Key Contacts
Biden Administration Poised to Implement TSCA Requirements
First, the incoming Biden administration will be charged with implementing key components of the 2016 TSCA amendments and could use that authority to expand EPA’s view as to whether an existing chemical presents an unreasonable risk of injury to health or the environment. As of the date of this publication, EPA had completed seven of the risk evaluations for the “first ten” high priority substances and has indicated that two more will be completed before Inauguration Day. The Biden administration may look for opportunities to reopen one more of these risk evaluations and employ a revised approach (such as looking at other uses, exposure routes, and sensitive subpopulations) which could alter the initial conclusions.
For example, in July, a coalition of environmental groups and unions filed a petition in the 9th Circuit Court of Appeals challenging EPA’s final risk evaluation for methylene chloride. The Biden administration could use this petition as a vehicle to revisit that risk evaluation. Similarly, in September EPA issued final scopes of risk evaluations for the “next twenty” high priority substances. The Biden administration could reexamine these scopes and ultimately approach the risk evaluation process for these chemical substances in a fundamentally different way that increases the likelihood of finding uses that present unreasonable risks.
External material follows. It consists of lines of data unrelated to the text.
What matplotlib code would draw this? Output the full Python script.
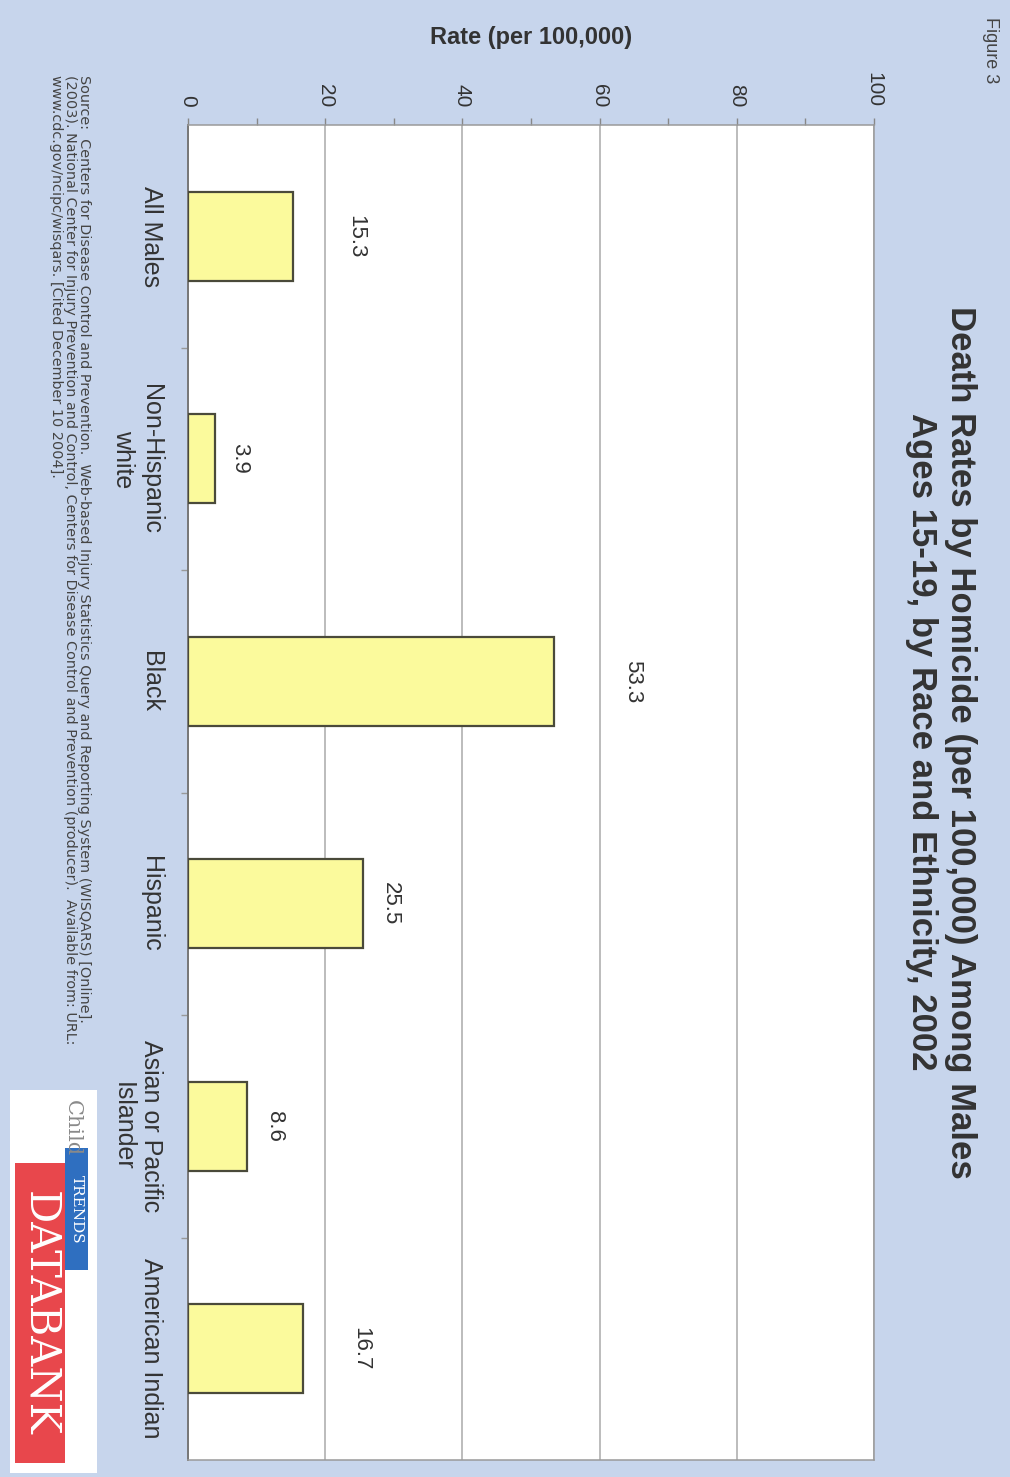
import matplotlib
matplotlib.use("Agg")
import matplotlib.pyplot as plt
from matplotlib.patches import Rectangle
from matplotlib.ticker import MultipleLocator, FixedLocator

plt.rcParams['font.family'] = ['Liberation Sans', 'DejaVu Sans']

# ---- data ----
categories = ["All Males", "Non-Hispanic\nwhite", "Black", "Hispanic",
              "Asian or Pacific\nIslander", "American Indian"]
rates = [15.3, 3.9, 53.3, 25.5, 8.6, 16.7]
value_ticks = [0, 20, 40, 60, 80, 100]
title_text = ("Death Rates by Homicide (per 100,000) Among Males\n"
              "Ages 15-19, by Race and Ethnicity, 2002")
axis_label = "Rate (per 100,000)"
source_text = ("Source:  Centers for Disease Control and Prevention.  Web-based Injury Statistics Query and Reporting System (WISQARS) [Online].\n"
               "(2003). National Center for Injury Prevention and Control, Centers for Disease Control and Prevention (producer).  Available from: URL:\n"
               "www.cdc.gov/ncipc/wisqars. [Cited December 10 2004].")

# label offsets (points) to the right of each bar end, as placed in the original
label_offsets = [45, 18, 57, 20, 20, 42]

BG = "#c7d5ec"
W, H = 1010, 1477
fig = plt.figure(figsize=(W / 100, H / 100), dpi=100, facecolor=BG)

ax = fig.add_axes([188 / W, 1 - 1460 / H, (874 - 188) / W, (1460 - 125) / H])
ax.set_facecolor("white")

ypos = list(range(len(categories)))
bars = ax.barh(ypos, rates, height=0.4, color="#fbfa9c", edgecolor="#4a4a3a",
               linewidth=1.6, zorder=3)

ax.set_xlim(0, 100)
ax.set_ylim(len(categories) - 0.5, -0.5)

# value axis on top
ax.xaxis.set_ticks_position("top")
ax.xaxis.set_label_position("top")
ax.set_xticks(value_ticks)
ax.set_xticklabels([str(v) for v in value_ticks], rotation=270, fontsize=15,
                   color="#333333")
ax.xaxis.set_minor_locator(MultipleLocator(10))
ax.tick_params(axis="x", which="both", direction="out", length=5, width=1,
               color="#888888", pad=8)
ax.set_xlabel(axis_label, fontsize=17, fontweight="bold", color="#333333",
              labelpad=20)

# grid
ax.grid(axis="x", which="major", color="#aaaaaa", linewidth=1.1, zorder=1)

# categories
ax.set_yticks(ypos)
ax.set_yticklabels(categories, rotation=270, fontsize=18, color="#333333",
                   ha="right", va="center", multialignment="center")
ax.tick_params(axis="y", which="major", length=0, pad=18)
ax.yaxis.set_minor_locator(FixedLocator([i + 0.5 for i in range(len(categories) - 1)]))
ax.tick_params(axis="y", which="minor", length=5, width=1, color="#999999",
               direction="out")

for s in ["top", "right", "bottom"]:
    ax.spines[s].set_color("#9a9a9a")
    ax.spines[s].set_linewidth(1.1)
ax.spines["left"].set_color("#777777")
ax.spines["left"].set_linewidth(1.4)

# value labels
for b, v, off in zip(bars, rates, label_offsets):
    ax.annotate(f"{v}", xy=(b.get_width(), b.get_y() + b.get_height() / 2),
                xytext=(off, 0), textcoords="offset points", rotation=270,
                ha="center", va="center", fontsize=16, color="#333333", zorder=4)

# title and figure label
fig.text(941 / W, 1 - 742 / H, title_text, rotation=270, ha="center",
         va="center", multialignment="center", fontsize=25, fontweight="bold",
         color="#333333", linespacing=1.2)
fig.text(990 / W, 1 - 50 / H, "Figure 3", rotation=270, ha="center",
         va="center", fontsize=13, color="#444444")

# source
fig.text(70 / W, 1 - 75 / H, source_text, rotation=270, ha="center", va="top",
         multialignment="left", fontsize=10.4, color="#444444", linespacing=1.0,
         family="DejaVu Sans")

# logo
fig.patches.append(Rectangle((10 / W, 1 - 1473 / H), 87 / W, 383 / H,
                             transform=fig.transFigure, facecolor="white",
                             edgecolor="none", zorder=1))
fig.patches.append(Rectangle((15 / W, 1 - 1463 / H), 50 / W, 300 / H,
                             transform=fig.transFigure, facecolor="#e8474c",
                             edgecolor="none", zorder=2))
fig.patches.append(Rectangle((65 / W, 1 - 1270 / H), 23 / W, 122 / H,
                             transform=fig.transFigure, facecolor="#2f6fc0",
                             edgecolor="none", zorder=2))
fig.text(40 / W, 1 - 1313 / H, "DATABANK", rotation=270, ha="center",
         va="center", fontsize=30, color="white", family="DejaVu Serif", zorder=3)
fig.text(77 / W, 1 - 1209 / H, "TRENDS", rotation=270, ha="center",
         va="center", fontsize=11, color="white", family="DejaVu Serif", zorder=3)
fig.text(72 / W, 1 - 1128 / H, "Child", rotation=270, ha="center",
         va="center", fontsize=15, color="#8a8a8a", family="DejaVu Serif", zorder=3)

fig.savefig("out.png", dpi=100, facecolor=BG)
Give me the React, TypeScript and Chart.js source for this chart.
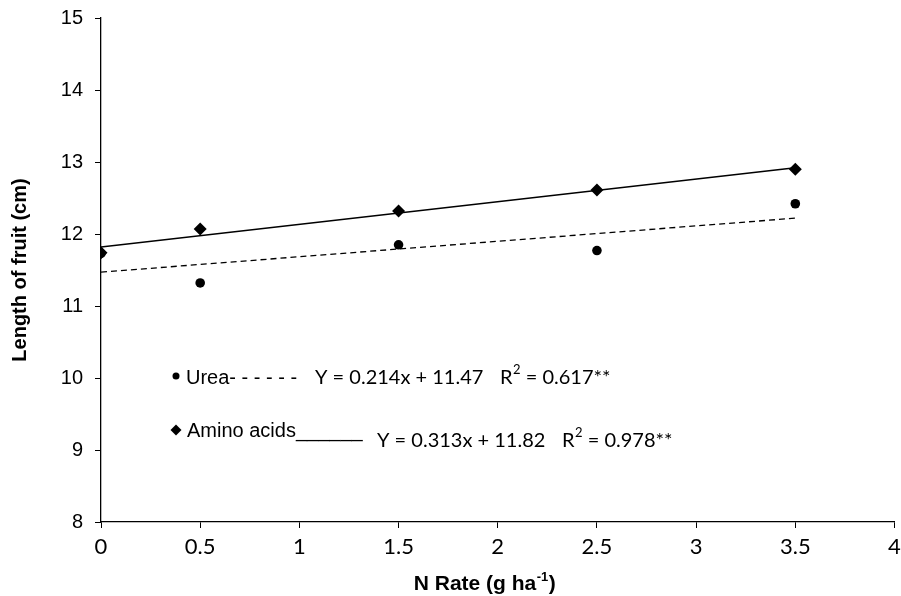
import React, { useEffect, useRef } from 'react';
import { Chart, registerables } from 'chart.js';

Chart.register(...registerables);

const nRates = [0, 0.5, 1.5, 2.5, 3.5];
const ureaLength = [11.73, 11.32, 11.85, 11.77, 12.42];
const aminoLength = [11.74, 12.07, 12.32, 12.61, 12.9];
const fitX = [0, 3.5];
const ureaFit = [11.47, 12.22];
const aminoFit = [11.82, 12.92];
const xTickValues = [0, 0.5, 1, 1.5, 2, 2.5, 3, 3.5, 4];
const xTickLabels = ['0', '0.5', '1', '1.5', '2', '2.5', '3', '3.5', '4'];
const yTickValues = [8, 9, 10, 11, 12, 13, 14, 15];
const yTickLabels = ['8', '9', '10', '11', '12', '13', '14', '15'];
const ureaName = 'Urea';
const aminoName = 'Amino acids';
const ureaEquation = 'Y = 0.214x + 11.47';
const ureaR2 = '0.617**';
const aminoEquation = 'Y = 0.313x + 11.82';
const aminoR2 = '0.978**';
const xTitle = 'N Rate (g ha';
const xTitleSup = '-1';
const yTitle = 'Length of fruit (cm)';

const ARIAL = '"Liberation Sans", Arial, sans-serif';
const CALIBRI = 'Lato, "Open Sans", sans-serif';

function drawR2(ctx: CanvasRenderingContext2D, x: number, y: number, value: string) {
  ctx.font = `20px ${CALIBRI}`;
  ctx.fillText('R', x, y);
  let cx = x + ctx.measureText('R').width;
  ctx.font = `13px ${CALIBRI}`;
  ctx.fillText('2', cx + 0.5, y - 8);
  cx += ctx.measureText('2').width + 0.5;
  ctx.font = `20px ${CALIBRI}`;
  ctx.fillText(' = ' + value, cx, y);
}

const annotationPlugin = {
  id: 'annotations',
  afterDraw(chart: any) {
    const ctx: CanvasRenderingContext2D = chart.ctx;
    const area = chart.chartArea;
    const L = area.left;
    ctx.save();
    ctx.fillStyle = '#000';
    ctx.textBaseline = 'middle';
    ctx.textAlign = 'left';

    // Urea row
    ctx.beginPath();
    ctx.arc(L + 75, 376, 3.5, 0, Math.PI * 2);
    ctx.fill();
    ctx.font = `20px ${ARIAL}`;
    ctx.fillText(ureaName + '- - - - - -', L + 85, 378);
    ctx.font = `20px ${CALIBRI}`;
    ctx.fillText(ureaEquation, L + 214, 378);
    drawR2(ctx, L + 399, 378, ureaR2);

    // Amino acids row
    ctx.beginPath();
    ctx.moveTo(L + 75, 430 - 5.5);
    ctx.lineTo(L + 80.5, 430);
    ctx.lineTo(L + 75, 430 + 5.5);
    ctx.lineTo(L + 69.5, 430);
    ctx.closePath();
    ctx.fill();
    ctx.font = `20px ${ARIAL}`;
    ctx.fillText(aminoName + '______', L + 86, 431);
    ctx.font = `20px ${CALIBRI}`;
    ctx.fillText(aminoEquation, L + 276, 441);
    drawR2(ctx, L + 461, 441, aminoR2);

    // X axis title with superscript
    ctx.font = `bold 21px ${ARIAL}`;
    const w1 = ctx.measureText(xTitle).width;
    ctx.font = `bold 13px ${ARIAL}`;
    const w2 = ctx.measureText(xTitleSup).width;
    ctx.font = `bold 21px ${ARIAL}`;
    const w3 = ctx.measureText(')').width;
    const total = w1 + w2 + w3 + 1;
    let x = (area.left + area.right) / 2 - total / 2 - 13;
    const base = 590;
    ctx.textBaseline = 'alphabetic';
    ctx.fillText(xTitle, x, base);
    x += w1;
    ctx.font = `bold 13px ${ARIAL}`;
    ctx.fillText(xTitleSup, x + 0.5, base - 9);
    x += w2 + 1;
    ctx.font = `bold 21px ${ARIAL}`;
    ctx.fillText(')', x, base);
    ctx.restore();
  },
};

export default function App() {
  const ref = useRef<HTMLCanvasElement>(null);
  useEffect(() => {
    const canvas = ref.current;
    if (!canvas) return;
    const chart = new Chart(canvas, {
      type: 'scatter',
      data: {
        datasets: [
          {
            label: aminoName + ' fit',
            data: fitX.map((x, i) => ({ x, y: aminoFit[i] })),
            showLine: true,
            borderColor: '#000',
            borderWidth: 1.5,
            pointRadius: 0,
            fill: false,
          },
          {
            label: ureaName + ' fit',
            data: fitX.map((x, i) => ({ x, y: ureaFit[i] })),
            showLine: true,
            borderColor: '#000',
            borderWidth: 1.3,
            borderDash: [6, 4],
            pointRadius: 0,
            fill: false,
          },
          {
            label: ureaName,
            data: nRates.map((x, i) => ({ x, y: ureaLength[i] })),
            pointStyle: 'circle',
            pointRadius: 4.8,
            backgroundColor: '#000',
            borderColor: '#000',
            borderWidth: 0,
          },
          {
            label: aminoName,
            data: nRates.map((x, i) => ({ x, y: aminoLength[i] })),
            pointStyle: 'rectRot',
            pointRadius: 6.5,
            backgroundColor: '#000',
            borderColor: '#000',
            borderWidth: 0,
          },
        ],
      },
      options: {
        responsive: false,
        animation: false,
        events: [],
        layout: { padding: { left: 0, right: 4, top: 18, bottom: 0 } },
        plugins: {
          legend: { display: false },
          tooltip: { enabled: false },
        },
        scales: {
          x: {
            type: 'linear',
            min: 0,
            max: 4,
            afterBuildTicks: (scale: any) => {
              scale.ticks = xTickValues.map((v) => ({ value: v }));
            },
            afterFit: (scale: any) => {
              scale.height = 74;
              scale.paddingLeft = 0;
              scale.paddingRight = 0;
            },
            ticks: {
              color: '#000',
              font: { family: CALIBRI, size: 22 },
              padding: 6,
              maxRotation: 0,
              autoSkip: false,
              callback: (v: any) => {
                const i = xTickValues.indexOf(Number(v));
                return i >= 0 ? xTickLabels[i] : '';
              },
            },
            grid: {
              display: true,
              drawOnChartArea: false,
              drawTicks: true,
              tickLength: 6,
              color: '#000',
              lineWidth: 1,
            },
            border: { display: true, color: '#000', width: 1.3 },
          },
          y: {
            type: 'linear',
            min: 8,
            max: 15,
            afterBuildTicks: (scale: any) => {
              scale.ticks = yTickValues.map((v) => ({ value: v }));
            },
            afterFit: (scale: any) => {
              scale.width = 101;
              scale.paddingTop = 0;
              scale.paddingBottom = 0;
            },
            ticks: {
              color: '#000',
              font: { family: ARIAL, size: 20 },
              padding: 12,
              autoSkip: false,
              callback: (v: any) => {
                const i = yTickValues.indexOf(Number(v));
                return i >= 0 ? yTickLabels[i] : '';
              },
            },
            title: {
              display: true,
              text: yTitle,
              color: '#000',
              font: { family: ARIAL, size: 20, weight: 'bold' },
              padding: { top: 8, bottom: 0 },
            },
            grid: {
              display: true,
              drawOnChartArea: false,
              drawTicks: true,
              tickLength: 6,
              color: '#000',
              lineWidth: 1,
            },
            border: { display: true, color: '#000', width: 1.3 },
          },
        },
      },
      plugins: [
        {
          id: 'whiteBg',
          beforeDraw(c: any) {
            const ctx = c.ctx;
            ctx.save();
            ctx.fillStyle = '#fff';
            ctx.fillRect(0, 0, c.width, c.height);
            ctx.restore();
          },
        },
        annotationPlugin,
      ],
    } as any);
    return () => chart.destroy();
  }, []);

  return (
    <div style={{ position: 'fixed', left: 0, top: 0, width: 901, height: 596, background: '#fff' }}>
      <canvas ref={ref} width={901} height={596} style={{ display: 'block', width: 901, height: 596 }} />
    </div>
  );
}
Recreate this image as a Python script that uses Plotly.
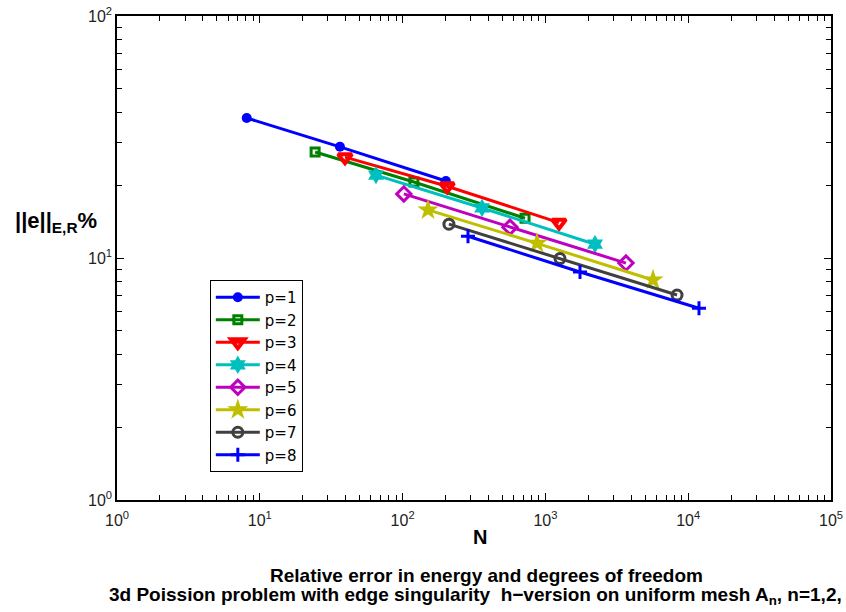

The Biden administration will also have the opportunity to influence the outcome of several other pending, planned or court-directed TSCA actions in 2021. First, EPA recently released a new proposed TSCA fee rule, which will govern the fees manufacturers, importers, and certain processors a required to pay to fund EPA’s costs to implement TSCA. The proposed rule includes new exemptions for certain manufacturers and importers that are analogous to the current Chemical Data Rule (CDR) exemptions.
EPA is also scheduled to address a number of other TSCA rules in the near future, including:
(1) a rule governing a one-time reporting event of per- and polyfluoroalkyl substances (PFAS) manufactured or imported after January 1, 2011;
(2) a rule revising the process by which EPA reviews and makes determinations on premanufacture notices for new chemicals; and
(3) new rules on submitting and supporting confidential business information claims.
Finally, at the very end of 2020, a federal court in the Northern District of California ordered EPA to revise the CDR with respect to asbestos, and “address” certain exemptions, exclusions and the reporting threshold. This and the noted rulemakings will afford a full TSCA plate for the new EPA Administrator.